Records
___
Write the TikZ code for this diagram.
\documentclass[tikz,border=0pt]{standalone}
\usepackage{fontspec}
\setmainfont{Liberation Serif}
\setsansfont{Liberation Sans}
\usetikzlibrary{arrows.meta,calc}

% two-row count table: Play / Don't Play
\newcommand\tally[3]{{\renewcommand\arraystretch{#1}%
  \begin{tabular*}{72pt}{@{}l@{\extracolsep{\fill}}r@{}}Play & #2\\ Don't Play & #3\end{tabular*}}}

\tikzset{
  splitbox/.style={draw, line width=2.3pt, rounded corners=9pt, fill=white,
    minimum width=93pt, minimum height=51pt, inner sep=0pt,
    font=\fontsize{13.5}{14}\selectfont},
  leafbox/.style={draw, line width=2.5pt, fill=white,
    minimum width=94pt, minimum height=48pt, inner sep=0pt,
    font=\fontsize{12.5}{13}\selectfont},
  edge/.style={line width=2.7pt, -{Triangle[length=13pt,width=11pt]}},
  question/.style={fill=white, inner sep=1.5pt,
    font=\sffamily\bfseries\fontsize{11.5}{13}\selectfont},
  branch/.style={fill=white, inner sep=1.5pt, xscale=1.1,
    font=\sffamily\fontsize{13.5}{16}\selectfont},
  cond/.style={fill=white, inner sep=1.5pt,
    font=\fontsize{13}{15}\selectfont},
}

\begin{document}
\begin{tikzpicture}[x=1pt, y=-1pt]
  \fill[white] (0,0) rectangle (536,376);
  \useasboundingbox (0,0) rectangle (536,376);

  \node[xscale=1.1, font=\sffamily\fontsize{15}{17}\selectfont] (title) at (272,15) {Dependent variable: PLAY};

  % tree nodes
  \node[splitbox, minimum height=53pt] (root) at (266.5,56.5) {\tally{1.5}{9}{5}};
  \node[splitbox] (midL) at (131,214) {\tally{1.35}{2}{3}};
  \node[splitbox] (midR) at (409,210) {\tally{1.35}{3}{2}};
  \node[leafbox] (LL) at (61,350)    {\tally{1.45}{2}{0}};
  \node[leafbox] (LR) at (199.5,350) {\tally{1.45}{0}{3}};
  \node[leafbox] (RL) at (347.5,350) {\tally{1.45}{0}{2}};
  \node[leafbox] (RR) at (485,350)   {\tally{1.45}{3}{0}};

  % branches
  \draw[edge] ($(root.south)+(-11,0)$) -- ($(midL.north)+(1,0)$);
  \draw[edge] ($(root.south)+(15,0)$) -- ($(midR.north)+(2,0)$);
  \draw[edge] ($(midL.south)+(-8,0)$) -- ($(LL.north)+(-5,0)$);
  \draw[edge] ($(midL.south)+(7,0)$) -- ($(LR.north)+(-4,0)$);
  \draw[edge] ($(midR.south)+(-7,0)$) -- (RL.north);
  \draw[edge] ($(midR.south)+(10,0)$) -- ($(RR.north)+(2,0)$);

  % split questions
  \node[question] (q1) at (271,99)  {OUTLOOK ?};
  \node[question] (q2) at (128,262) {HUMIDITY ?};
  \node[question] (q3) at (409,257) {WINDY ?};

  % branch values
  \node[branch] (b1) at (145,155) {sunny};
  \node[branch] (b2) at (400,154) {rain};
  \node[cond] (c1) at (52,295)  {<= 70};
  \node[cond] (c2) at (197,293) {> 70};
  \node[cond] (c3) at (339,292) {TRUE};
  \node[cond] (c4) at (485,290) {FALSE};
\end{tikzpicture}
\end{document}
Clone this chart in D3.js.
___
_WRITTEN PROBLEM_:
Only the lines from the first line of the material above through the line that contains "#2\\ Don't Play" should be quoted, each one exactly.

_RESPONSE FOR THIS EXERCISE_:
Write the TikZ code for this diagram.
\documentclass[tikz,border=0pt]{standalone}
\usepackage{fontspec}
\setmainfont{Liberation Serif}
\setsansfont{Liberation Sans}
\usetikzlibrary{arrows.meta,calc}

% two-row count table: Play / Don't Play
\newcommand\tally[3]{{\renewcommand\arraystretch{#1}%
  \begin{tabular*}{72pt}{@{}l@{\extracolsep{\fill}}r@{}}Play & #2\\ Don't Play & #3\end{tabular*}}}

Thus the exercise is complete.